I see a philosophy throughout many comment posts on blogs: I write from my heart and not to the market. I'm concerned this suggests there is no artistic integrity writing to a market's needs.
My process in writing is to look at genres and markets and decide which I'd like to write - then I write it. Of course I have to have an interest in the topic (as fashionable as they are, I can't write about teenage vampires in love). When I decided to write a kid's mystery novel, I studied kid's mystery novels came up with a plot and wrote to an outline.
I like my plots and themes, but... I'd be willing to change 90% of my manuscript if a publisher/agent/more-experienced-writer convinced me it would improve the story and allow it to fit within a genre/market. Before you gasp in horror at my ease in selling-out, here's where I'm coming from:
- I've a limited amount of experience with writing novels and assume almost everyone within the industry has a better idea of what my book needs than I do.
- I want tweens and teens to enjoy reading my fiction, I don't want to them to have to endure it.
- In the critiques I've had so far, some input has been a possible alternative (not really better or worse), so, I've gone with my gut, but most has been on keen observations and improved my manuscript.
My opinion is that you can write for a market and write from your heart - you don't have to choose one over the other. Even if you are given strict guidelines to adhere to, each writer's style will be different. Journalists do not choose inspiration randomly, either they are appointed an assignment, or they write to current and relevant issues.

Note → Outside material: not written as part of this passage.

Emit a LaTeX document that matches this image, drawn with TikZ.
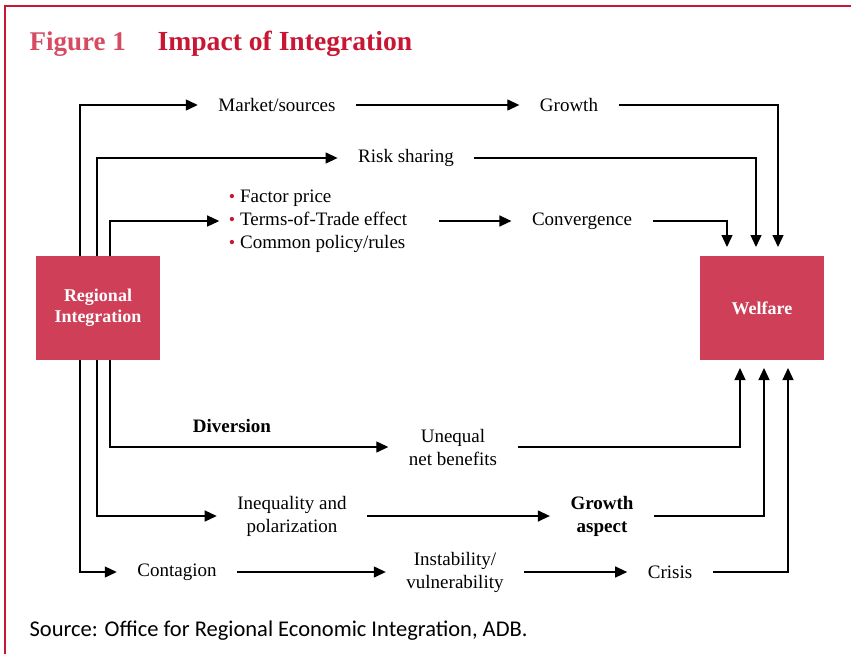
\documentclass[tikz,border=0pt]{standalone}
\usepackage{fontspec}
\setmainfont{Liberation Serif}
\newfontfamily\srcfont{Carlito}
\usetikzlibrary{arrows.meta}
\definecolor{adbred}{RGB}{200,22,52}
\definecolor{boxred}{RGB}{207,64,88}
\definecolor{figred}{RGB}{214,74,98}
\newcommand{\bul}{{\color{adbred}\fontsize{18}{18}\selectfont\textbullet}\hspace{5pt}}
\tikzset{
  lbl/.style={inner xsep=20pt, inner ysep=2pt, align=center, font=\fontsize{19}{23}\selectfont},
  bigbox/.style={fill=boxred, text=white, minimum width=124pt, minimum height=104pt,
    align=center, font=\fontsize{18}{21}\selectfont\bfseries},
  arr/.style={-{Triangle[length=12pt,width=11pt]}}
}
\begin{document}
\begin{tikzpicture}[x=1pt,y=-1pt,line width=1.3pt]
\useasboundingbox (0,0) rectangle (851,654);
\draw[adbred,line width=1.5pt] (5,654) -- (5,6) -- (851,6);
\node[anchor=base west,inner sep=0pt,text=figred,font=\fontsize{27}{30}\selectfont\bfseries] (fig) at (29,50) {Figure 1};
\node[anchor=base west,inner sep=0pt,text=adbred,font=\fontsize{27.6}{30}\selectfont\bfseries] (ttl) at (157,50) {Impact of Integration};
\node[bigbox] (ri) at (98,308) {Regional\\Integration};
\node[bigbox] (wf) at (762,308) {Welfare};
% top row
\node[lbl] (mkt) at (277,105) {Market/sources};
\node[lbl] (grw) at (569,105) {Growth};
\node[lbl] (risk) at (406,158) {Risk sharing};
\node[lbl,align=left,inner xsep=9pt] (fac) at (318,221) {\bul Factor price\\\bul Terms-of-Trade effect\\\bul Common policy/rules};
\node[lbl] (conv) at (582,221) {Convergence};
% bottom rows
\node[lbl,font=\fontsize{19}{23}\selectfont\bfseries] (div) at (232,426) {Diversion};
\node[lbl] (uneq) at (453,447) {Unequal\\net benefits};
\node[lbl] (ineq) at (292,516) {Inequality and\\polarization};
\node[lbl,font=\fontsize{19}{23}\selectfont\bfseries] (gasp) at (602,516) {Growth\\aspect};
\node[lbl] (cont) at (177,572) {Contagion};
\node[lbl] (inst) at (455,572) {Instability/\\vulnerability};
\node[lbl] (cris) at (670,572) {Crisis};
\node[anchor=base west,inner sep=0pt,font=\srcfont\fontsize{22.5}{26}\selectfont] (src) at (29,636) {Source: Office for Regional Economic Integration, ADB.};
% trunk ends
\coordinate (ua) at (80,256); \coordinate (ub) at (97,256); \coordinate (uc) at (110,256);
\coordinate (da) at (80,360); \coordinate (db) at (97,360); \coordinate (dc) at (110,360);
\coordinate (wa1) at (727,247); \coordinate (wa2) at (756,247); \coordinate (wa3) at (778,247);
\coordinate (wb1) at (740,368); \coordinate (wb2) at (764,368); \coordinate (wb3) at (788,368);
\draw[arr] (ua) |- (mkt);
\draw[arr] (mkt) -- (grw);
\draw[arr] (grw) -| (wa3);
\draw[arr] (ub) |- (risk);
\draw[arr] (risk) -| (wa2);
\draw[arr] (uc) |- (fac);
\draw[arr,shorten <=22pt] (fac) -- (conv);
\draw[arr] (conv) -| (wa1);
\draw[arr] (dc) |- (uneq);
\draw[arr] (uneq) -| (wb1);
\draw[arr] (db) |- (ineq);
\draw[arr] (ineq) -- (gasp);
\draw[arr] (gasp) -| (wb2);
\draw[arr] (da) |- (cont);
\draw[arr] (cont) -- (inst);
\draw[arr] (inst) -- (cris);
\draw[arr] (cris) -| (wb3);
\end{tikzpicture}
\end{document}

Yet, each journalist has their own flair.
You would think there wasn't much room for personalising your work in copywriting, but check out how this clever advertising guru markets the infamous Three Wolf Moon t-shirt:
1,647 people to date have added their own amazing testimonials to the 'awesomeness' of this shirt - you can see them on the Amazon site.
Maybe if I wore a Three Wolf Moon shirt I'd be able to write a piece of literary genius from the heart that has no need to fit into any genre or market. Hmm, maybe that was Kafka's secret.